Given data |
⁂
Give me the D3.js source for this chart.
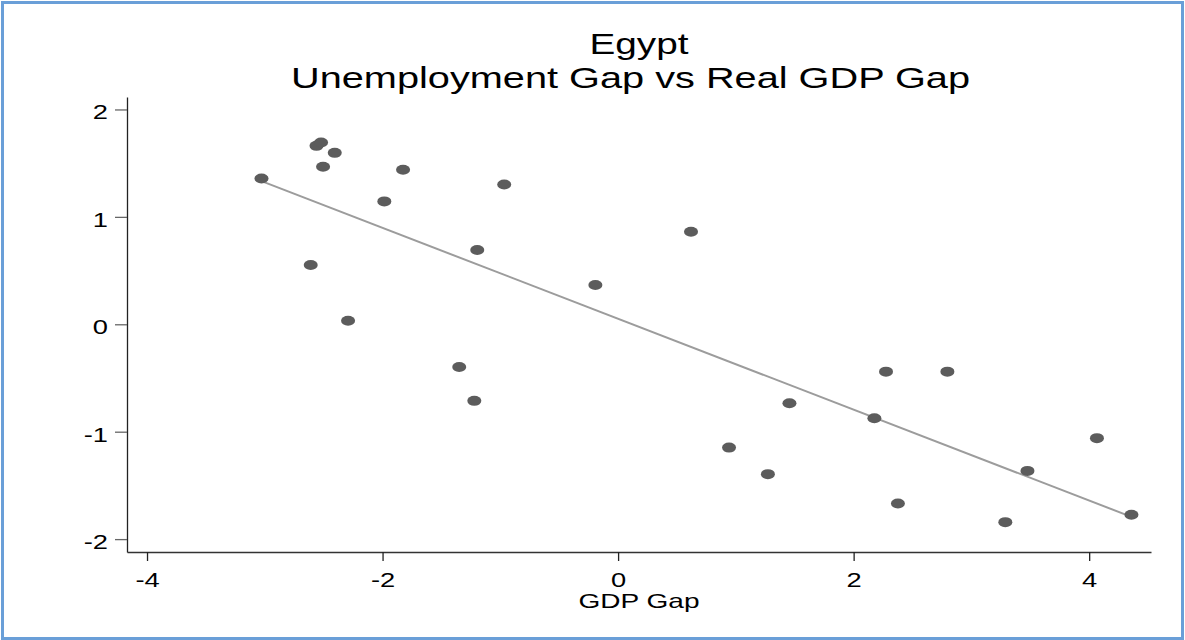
<!DOCTYPE html>
<html>
<head>
<meta charset="utf-8">
<script src="https://cdn.jsdelivr.net/npm/d3@7"></script>
<style>
  html, body { margin: 0; padding: 0; background: #fff; }
  svg { display: block; font-family: "Liberation Sans", Arial, Helvetica, sans-serif; }
</style>
</head>
<body>
<svg id="chart" width="1185" height="640"></svg>
<script>
// Output gap (x) and unemployment gap (y) for each year
const gdpGap = [-3.028, -2.561, -2.522, -2.406, -2.505, -1.826, -1.985, -0.967, -1.196, -2.610,
                -2.293, -0.193, 0.619, -1.349, -1.221, 1.455, 0.942, 1.272, 2.275, 2.796,
                2.176, 4.066, 3.476, 2.376, 3.288, 4.359];
const unempGap = [1.358, 1.661, 1.693, 1.596, 1.466, 1.438, 1.144, 1.302, 0.691, 0.552,
                  0.033, 0.366, 0.861, -0.397, -0.713, -0.735, -1.148, -1.395, -0.441, -0.441,
                  -0.874, -1.060, -1.365, -1.669, -1.842, -1.774];
const xTicks = [-4, -2, 0, 2, 4];
const yTicks = [-2, -1, 0, 1, 2];
const titleLines = ["Egypt", "Unemployment Gap vs Real GDP Gap"];
const xTitle = "GDP Gap";

// glyphs are drawn in a widened face
const stretch = 1.3;

const svg = d3.select("#chart");

// frame
svg.append("rect")
  .attr("x", 2.5).attr("y", 2.5)
  .attr("width", 1180).attr("height", 636)
  .attr("fill", "none")
  .attr("stroke", "#6a9fd8")
  .attr("stroke-width", 3);

const x = d3.scaleLinear().domain([-4.17, 4.525]).range([127, 1151]);
const y = d3.scaleLinear().domain([-2.12, 2.116]).range([552, 97]);

// least-squares fit line
const n = gdpGap.length;
const mx = d3.mean(gdpGap), my = d3.mean(unempGap);
let sxy = 0, sxx = 0;
for (let i = 0; i < n; i++) {
  sxy += (gdpGap[i] - mx) * (unempGap[i] - my);
  sxx += (gdpGap[i] - mx) * (gdpGap[i] - mx);
}
const slope = sxy / sxx, intercept = my - slope * mx;
const [x0, x1] = d3.extent(gdpGap);

svg.append("path")
  .datum([x0, x1])
  .attr("d", d3.line().x(d => x(d)).y(d => y(intercept + slope * d)))
  .attr("fill", "none")
  .attr("stroke", "#9c9c9c")
  .attr("stroke-width", 2);

// points
svg.append("g").selectAll("ellipse")
  .data(d3.range(n))
  .join("ellipse")
  .attr("cx", i => x(gdpGap[i]))
  .attr("cy", i => y(unempGap[i]))
  .attr("rx", 7).attr("ry", 5)
  .attr("fill", "#5c5c5c");

// axes
const yAxis = svg.append("g")
  .attr("transform", `translate(${x.range()[0]},0)`)
  .call(d3.axisLeft(y).tickValues(yTicks).tickFormat(d => String(d))
        .tickSize(12).tickPadding(7).tickSizeOuter(0));
yAxis.select(".domain").attr("stroke", "#222").attr("stroke-width", 1.3);
yAxis.selectAll(".tick line").attr("stroke", "#666").attr("stroke-width", 1.3);
yAxis.selectAll(".tick text")
  .attr("font-size", 21).attr("fill", "#000").attr("dy", "0.45em")
  .attr("font-family", "'Liberation Sans', Arial, sans-serif")
  .attr("x", -19 / stretch)
  .attr("transform", `scale(${stretch},1)`);

const xAxis = svg.append("g")
  .attr("transform", `translate(0,${y.range()[0]})`)
  .call(d3.axisBottom(x).tickValues(xTicks).tickFormat(d => String(d))
        .tickSize(9).tickPadding(11).tickSizeOuter(0));
xAxis.select(".domain").attr("stroke", "#333").attr("stroke-width", 1.3);
xAxis.selectAll(".tick line").attr("stroke", "#222").attr("stroke-width", 1.3);
xAxis.selectAll(".tick text")
  .attr("font-size", 21).attr("fill", "#000")
  .attr("font-family", "'Liberation Sans', Arial, sans-serif")
  .attr("transform", `scale(${stretch},1)`);

// x-axis title
svg.append("text")
  .attr("x", 639).attr("y", 608)
  .attr("text-anchor", "middle")
  .attr("font-size", 21)
  .attr("fill", "#000")
  .attr("textLength", 121).attr("lengthAdjust", "spacingAndGlyphs")
  .text(xTitle);

// chart title
svg.append("text")
  .attr("x", 639).attr("y", 54)
  .attr("text-anchor", "middle")
  .attr("font-size", 29.5)
  .attr("fill", "#000")
  .attr("textLength", 99).attr("lengthAdjust", "spacingAndGlyphs")
  .text(titleLines[0]);
svg.append("text")
  .attr("x", 630.5).attr("y", 87.5)
  .attr("text-anchor", "middle")
  .attr("font-size", 29.5)
  .attr("fill", "#000")
  .attr("textLength", 679).attr("lengthAdjust", "spacingAndGlyphs")
  .text(titleLines[1]);
</script>
</body>
</html>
⁂
Your task | Without the pictures, print the whole listing exactly as given.

Solution to the exercise |
Give me the D3.js source for this chart.
<!DOCTYPE html>
<html>
<head>
<meta charset="utf-8">
<script src="https://cdn.jsdelivr.net/npm/d3@7"></script>
<style>
  html, body { margin: 0; padding: 0; background: #fff; }
  svg { display: block; font-family: "Liberation Sans", Arial, Helvetica, sans-serif; }
</style>
</head>
<body>
<svg id="chart" width="1185" height="640"></svg>
<script>
// Output gap (x) and unemployment gap (y) for each year
const gdpGap = [-3.028, -2.561, -2.522, -2.406, -2.505, -1.826, -1.985, -0.967, -1.196, -2.610,
                -2.293, -0.193, 0.619, -1.349, -1.221, 1.455, 0.942, 1.272, 2.275, 2.796,
                2.176, 4.066, 3.476, 2.376, 3.288, 4.359];
const unempGap = [1.358, 1.661, 1.693, 1.596, 1.466, 1.438, 1.144, 1.302, 0.691, 0.552,
                  0.033, 0.366, 0.861, -0.397, -0.713, -0.735, -1.148, -1.395, -0.441, -0.441,
                  -0.874, -1.060, -1.365, -1.669, -1.842, -1.774];
const xTicks = [-4, -2, 0, 2, 4];
const yTicks = [-2, -1, 0, 1, 2];
const titleLines = ["Egypt", "Unemployment Gap vs Real GDP Gap"];
const xTitle = "GDP Gap";

// glyphs are drawn in a widened face
const stretch = 1.3;

const svg = d3.select("#chart");

// frame
svg.append("rect")
  .attr("x", 2.5).attr("y", 2.5)
  .attr("width", 1180).attr("height", 636)
  .attr("fill", "none")
  .attr("stroke", "#6a9fd8")
  .attr("stroke-width", 3);

const x = d3.scaleLinear().domain([-4.17, 4.525]).range([127, 1151]);
const y = d3.scaleLinear().domain([-2.12, 2.116]).range([552, 97]);

// least-squares fit line
const n = gdpGap.length;
const mx = d3.mean(gdpGap), my = d3.mean(unempGap);
let sxy = 0, sxx = 0;
for (let i = 0; i < n; i++) {
  sxy += (gdpGap[i] - mx) * (unempGap[i] - my);
  sxx += (gdpGap[i] - mx) * (gdpGap[i] - mx);
}
const slope = sxy / sxx, intercept = my - slope * mx;
const [x0, x1] = d3.extent(gdpGap);

svg.append("path")
  .datum([x0, x1])
  .attr("d", d3.line().x(d => x(d)).y(d => y(intercept + slope * d)))
  .attr("fill", "none")
  .attr("stroke", "#9c9c9c")
  .attr("stroke-width", 2);

// points
svg.append("g").selectAll("ellipse")
  .data(d3.range(n))
  .join("ellipse")
  .attr("cx", i => x(gdpGap[i]))
  .attr("cy", i => y(unempGap[i]))
  .attr("rx", 7).attr("ry", 5)
  .attr("fill", "#5c5c5c");

// axes
const yAxis = svg.append("g")
  .attr("transform", `translate(${x.range()[0]},0)`)
  .call(d3.axisLeft(y).tickValues(yTicks).tickFormat(d => String(d))
        .tickSize(12).tickPadding(7).tickSizeOuter(0));
yAxis.select(".domain").attr("stroke", "#222").attr("stroke-width", 1.3);
yAxis.selectAll(".tick line").attr("stroke", "#666").attr("stroke-width", 1.3);
yAxis.selectAll(".tick text")
  .attr("font-size", 21).attr("fill", "#000").attr("dy", "0.45em")
  .attr("font-family", "'Liberation Sans', Arial, sans-serif")
  .attr("x", -19 / stretch)
  .attr("transform", `scale(${stretch},1)`);

const xAxis = svg.append("g")
  .attr("transform", `translate(0,${y.range()[0]})`)
  .call(d3.axisBottom(x).tickValues(xTicks).tickFormat(d => String(d))
        .tickSize(9).tickPadding(11).tickSizeOuter(0));
xAxis.select(".domain").attr("stroke", "#333").attr("stroke-width", 1.3);
xAxis.selectAll(".tick line").attr("stroke", "#222").attr("stroke-width", 1.3);
xAxis.selectAll(".tick text")
  .attr("font-size", 21).attr("fill", "#000")
  .attr("font-family", "'Liberation Sans', Arial, sans-serif")
  .attr("transform", `scale(${stretch},1)`);

// x-axis title
svg.append("text")
  .attr("x", 639).attr("y", 608)
  .attr("text-anchor", "middle")
  .attr("font-size", 21)
  .attr("fill", "#000")
  .attr("textLength", 121).attr("lengthAdjust", "spacingAndGlyphs")
  .text(xTitle);

// chart title
svg.append("text")
  .attr("x", 639).attr("y", 54)
  .attr("text-anchor", "middle")
  .attr("font-size", 29.5)
  .attr("fill", "#000")
  .attr("textLength", 99).attr("lengthAdjust", "spacingAndGlyphs")
  .text(titleLines[0]);
svg.append("text")
  .attr("x", 630.5).attr("y", 87.5)
  .attr("text-anchor", "middle")
  .attr("font-size", 29.5)
  .attr("fill", "#000")
  .attr("textLength", 679).attr("lengthAdjust", "spacingAndGlyphs")
  .text(titleLines[1]);
</script>
</body>
</html>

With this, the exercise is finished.